Raul Meireles may have been suspended for the Champions League final, but nobody should underestimate the role he played in pushing Chelsea to European glory, especially in that semi-final second leg in the Camp Nou. Nani had a rare lean year at Manchester United, but the winger has won a raft of silverware since swapping Sporting for Old Trafford.
These six players are used to winning, and the contribution each one has made thus far at Euro 2012 suggests they are determined to transpose that club success onto the international arena.
3) Portugal more than Ronaldo
Cristiano Ronaldo has been hogging all the headlines in the wake of two mesmeric performances against the Netherlands and the Czech Republic, but one thing that has set this Portugal side apart from many of its predecessors is the unmistakable unity and spirit of sacrifice among the whole squad.
It is a team in the true sense of the word, and when one part of it is not firing on all cylinders, others have compensated. The captain’s off-day and the response from the rest of the side against Denmark is the perfect example of that. Ronaldo will always be Portugal’s most potent weapon. But an able supporting cast has stepped up big time.
The Portuguese players can go into the game completely uninhibited by the unreasonably demanding expectations often placed upon them by the media and fans alike back home. A Bola editor-in-chief, Vítor Serpa, wrote after the Czech victory: “Now, anything is possible, but the memory of this as an enjoyable tournament is already assured, where the national team went back to the best expression of Portuguese football.”

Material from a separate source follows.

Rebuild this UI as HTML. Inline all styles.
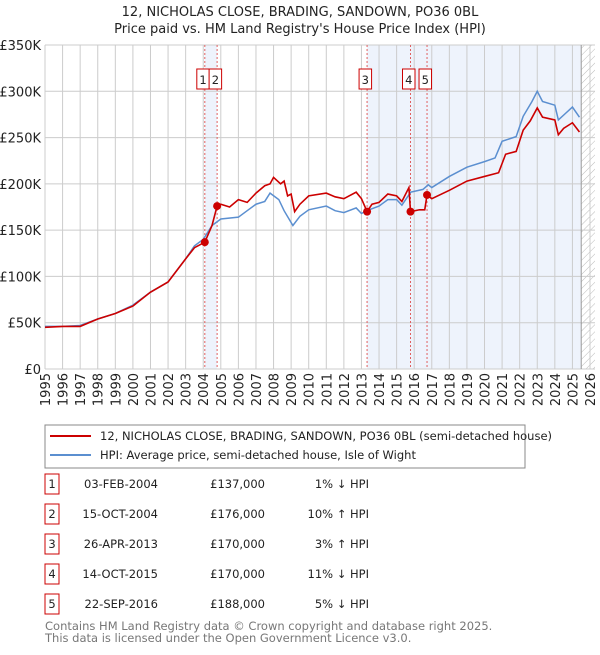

Enjoying their football is precisely what Portugal’s players seem to be doing at the moment. Spain, on the other hand, will surely consider a semi-final exit a failure. So one side goes into the game with no pressure but full of ambition, with a huge prize awaiting them should they triumph. The other goes into it with more to lose than to gain.
5) Spain on the wane?
Spain are undoubtedly a magnificent team. Player for player, it is difficult to argue against Vicente del Bosque’s men still being the best squad in the world. However, the two times they have come up against quality opposition this tournament, they have struggled to dominate to such an extent as in the recent past. Spain could quite conceivably have lost to both Italy and Croatia.
Is that because they are yet to hit full gear or is it a case of the players not having the same hunger after four years of astonishing success? The answer could come on Wednesday night.